Tuesday, July 14, 2009

Deeper Than My Navel


Have you ever had one of those moments where the curtains draw back, the light is blinding, and you are filled with a revelation that you’ve had before, but it’s amazing all the same?

I’m not talking about waking up this morning. I mean a moment of epiphany when, all of a sudden, you are struck dumb by the immensity of it all. The whole thing. The doughnut and the hole. Kind of like your twenty-first birthday, but even bigger. Even bigger than fifty.

It can happen at any time. One moment, you’re going about your day and the next, you look at something and it’s as if you’re seeing it for the first time. Like King Kong on top of the Empire State Building. Like a satellite moving across the sky.
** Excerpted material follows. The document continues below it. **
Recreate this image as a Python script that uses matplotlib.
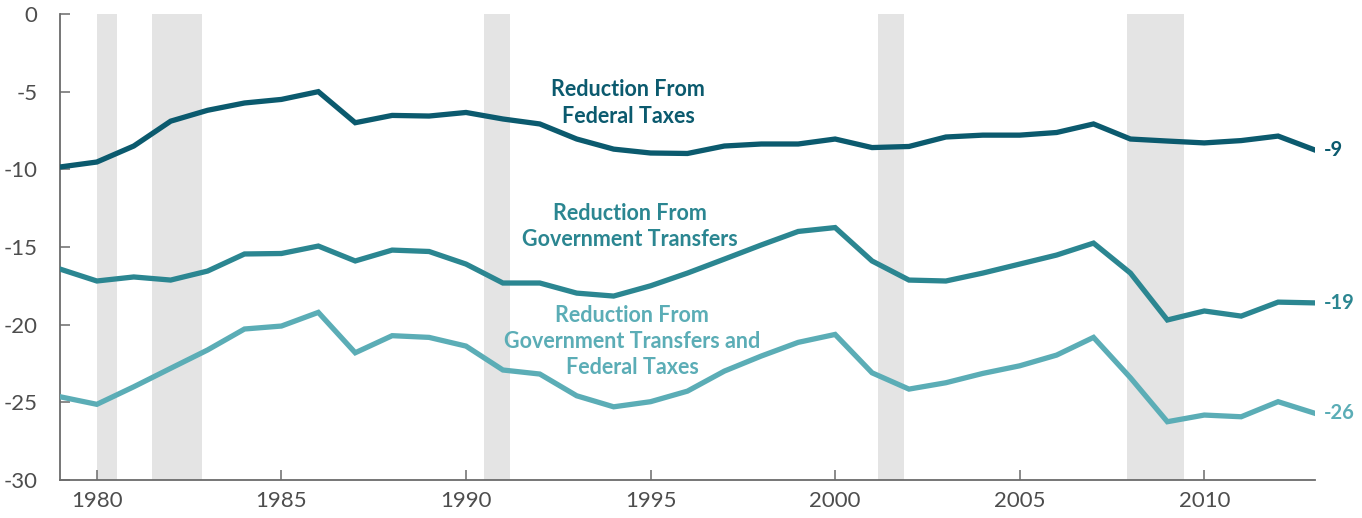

Like a cannonball from the high dive.

I’m talking about the moment you find yourself looking at your hand or arm or something and you are completely floored, because it is actually holding a glass. That it works. That it obeys your will. You raise the glass to your lips, just to be sure. That taste! Those tastebuds! The blood in your veins. The connections in your mind. It all works! Cells reproducing, communicating, your stomach digesting. These very thoughts! What a miracle!


You don’t know what to think. You look away and gaze into the backyard. You see flowers, bushes, the grass. How do they do it?! And, then, even more profound, Why?!


It is truly a moment of revelation and wonderment. You’re suddenly on philosophical overload and everything begins to take on a kind of glow. You lift your eyes to the heavens and begin to contemplate the mysteries of the universe. How is this possible? Who figured all this stuff out? Why are we here?


You turn to your wife. A wonderful innocence shines out of you, as you say, “Have you ever wondered why we’re here?” And, she says, ‘Honey, what about lunch?”

In that moment, you drop back to everyday reality like a stone. These thoughts are so huge; you can’t entertain them for long. Not only that, but, put into words, they sound either naïve and pretentious or like it’s time you took your medication. It seems only people with special training can deal with these questions – monks, astronauts, and fifth grade teachers.


And, yet, it is a miracle. And, an ongoing one. In every moment of forever, this has been happening.

• Dinosaurs? Yes.
• The Renaissance? Yes.

• 1987, when the Twins won the series? Yes.


It has never stopped. Don’t even start wondering about the beginning and why, in the first place, all this stuff happened.


Seeing the world in a grain of sand or the miracle of life in the most mundane of occurrences is the kind of thinking that slows you down and warms you, but like the sun, you don’t want to look directly at it, for more than a moment.

Special training is really not required, but it’s better to start out with this as a passing thought, that you can contemplate, whenever you like, just not for too long. One that will warm your heart, make you think, and keep things growing.